I would like to say 
May I... say something?
Just like asking for permission to make a comment. Directed to a friend, but in a cautious way.
Is there a way in tagalog to mean this?
I found the words "maaari" and "sabi", but honestly don't know how to build the sentence.

Another option might be
If you let me... I would like to say something.

As always, thanks in advance to you all for taking time to respond.


----------



## Chriszinho85

Since no one has responded yet, I'll try to respond.  Keep in mind that I am also learning, so you should also wait for a native to respond.  You are correct that you can say *maaari* for *may I* however I think it isn't very common in spoken language.  What's commonly used is *puwede*.  For example:

_May I ask a question?_ _- Puwede bang magtanong?
May I go with you? - Puwede ba akong sumama sa'yo?_

I'm not sure about the translation of *May I say something*.  Maybe *Puwede bang sabihin? *would work, but we'll have to wait for more opinions.  As for the translation of *If you let me, I would like to say something*, a possible translation is _*Kung okay sa'yo, may gusto akong sabihin*.  _Hope to have been of some help.

Chris


----------



## Wacky...

Chriszinho85 said:


> _*Kung okay sa'yo, may gusto akong sabihin*._



I agree. 

I think there's no way we can translate "May I... say something?" into something that would sound natural. xD

You can also say, "*May sasabihin ako... okay lang ba?*" but if you really want to sound cautious, pick Chriszinho85's suggestion.

Good luck.


----------



## LatinRainbow

Great!, thanks to you both.
Always helpful data you give me.


----------



## dana Haleana

Chriszinho85 said:


> _May I ask a question?_ _- Puwede* (pwede)*bang magtanong?_
> _May I go with you? - Puwede *(pwede)* ba akong sumama sa'yo?_
> 
> *If you let me, I would like to say something*
> _*Kung okay sa'yo, may gusto akong sabihin*. _.
> 
> Chris


 
hola! 
I just have another suggestion for *If you let me, I would like to say something.*
*kung pahihintulutan mo, may sasabihin sana ako sayo (but this sounds very formal) or you can simply say may sasabihin sana ako....*


----------



## LatinRainbow

dana Haleana said:


> hola!
> *or you can simply say may sasabihin sana ako....*


Hola dana Haleana!!! Qué tal. 
Puwede is mispelled?

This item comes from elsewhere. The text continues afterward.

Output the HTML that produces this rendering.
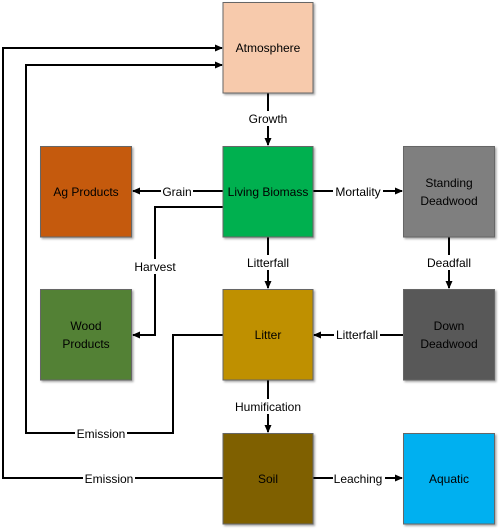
<!DOCTYPE html>
<html><head><style>
html,body{margin:0;padding:0;background:#fff;}
svg{display:block;}
text{font-family:"Liberation Sans",sans-serif;font-size:12px;fill:#000;}
</style></head><body>
<svg width="500" height="530" viewBox="0 0 500 530">
<defs>
<marker id="a" markerWidth="8" markerHeight="8" refX="7" refY="4" orient="auto" markerUnits="userSpaceOnUse">
<path d="M0,0.5 L8,4 L0,7.5 Z" fill="#000"/></marker>
<filter id="s" x="-10%" y="-10%" width="130%" height="130%"><feDropShadow dx="1.5" dy="1.5" stdDeviation="1" flood-color="#000" flood-opacity="0.35"/></filter>
</defs>
<g stroke="#000" stroke-width="2" fill="none">
<polyline points="268,93 268,145" marker-end="url(#a)"/>
<polyline points="223,191 133,191" marker-end="url(#a)"/>
<polyline points="313,191 402,191" marker-end="url(#a)"/>
<polyline points="223,207 155,207 155,335 133,335" marker-end="url(#a)"/>
<polyline points="268,237 268,288" marker-end="url(#a)"/>
<polyline points="449,237 449,288" marker-end="url(#a)"/>
<polyline points="403,335 314,335" marker-end="url(#a)"/>
<polyline points="268,380 268,432" marker-end="url(#a)"/>
<polyline points="313,478 402,478" marker-end="url(#a)"/>
<polyline points="223,335 173,335 173,433 26,433 26,65 222,65" marker-end="url(#a)"/>
<polyline points="223,478 3,478 3,48 222,48" marker-end="url(#a)"/>
</g>
<g stroke="#666" stroke-width="1" filter="url(#s)">
<rect x="223" y="2.5" width="90" height="90.5" fill="#f7caac"/>
<rect x="223" y="146.5" width="90" height="90.5" fill="#00b050"/>
<rect x="40.5" y="146.5" width="91" height="90.5" fill="#c55a11"/>
<rect x="403.5" y="146.5" width="91" height="90.5" fill="#7f7f7f"/>
<rect x="40.5" y="289.5" width="91" height="90.5" fill="#538135"/>
<rect x="223" y="289.5" width="90" height="90.5" fill="#bf9000"/>
<rect x="403.5" y="289.5" width="91" height="90.5" fill="#595959"/>
<rect x="223" y="433.5" width="90" height="90.5" fill="#7f6000"/>
<rect x="403.5" y="433.5" width="91" height="90.5" fill="#00b0f0"/>
</g>
<g text-anchor="middle">
<text x="268" y="52">Atmosphere</text>
<text x="268" y="196">Living Biomass</text>
<text x="86" y="196">Ag Products</text>
<text x="449" y="187">Standing</text>
<text x="449" y="205">Deadwood</text>
<text x="86" y="330">Wood</text>
<text x="86" y="348">Products</text>
<text x="268" y="339">Litter</text>
<text x="449" y="330">Down</text>
<text x="449" y="348">Deadwood</text>
<text x="268" y="483">Soil</text>
<text x="449" y="483">Aquatic</text>
</g>
<g text-anchor="middle">
<rect x="245" y="111" width="46" height="15" fill="#fff"/><text x="268" y="123">Growth</text>
<rect x="161" y="184" width="32" height="15" fill="#fff"/><text x="177" y="196">Grain</text>
<rect x="333" y="184" width="50" height="15" fill="#fff"/><text x="358" y="196">Mortality</text>
<rect x="131" y="259" width="48" height="15" fill="#fff"/><text x="155" y="271">Harvest</text>
<rect x="243" y="255" width="50" height="15" fill="#fff"/><text x="268" y="267">Litterfall</text>
<rect x="424" y="255" width="50" height="15" fill="#fff"/><text x="449" y="267">Deadfall</text>
<rect x="334" y="328" width="46" height="15" fill="#fff"/><text x="357" y="339">Litterfall</text>
<rect x="232" y="399" width="72" height="15" fill="#fff"/><text x="268" y="411">Humification</text>
<rect x="75" y="426" width="52" height="15" fill="#fff"/><text x="101" y="438">Emission</text>
<rect x="83" y="471" width="52" height="15" fill="#fff"/><text x="109" y="483">Emission</text>
<rect x="333" y="471" width="52" height="15" fill="#fff"/><text x="358" y="483">Leaching</text>
</g>
</svg>
</body></html>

I got it that way too ( from a dictionary which I believed a fairly good one ).
Guys, good to know you are all still there.
Gracias... Thanks... Salamat...


----------



## walterhartmann

Wacky... said:


> I agree.
> 
> I think there's no way we can translate "May I... say something?" into something that would sound natural. xD
> 
> You can also say, "*May sasabihin ako... okay lang ba?*" but if you really want to sound cautious, pick Chriszinho85's suggestion.
> 
> Good luck.



I agree with Wacky... and Chriszinho85. 

You can also say this:
_May gusto sana akong sabihin...okay lang ba?_


----------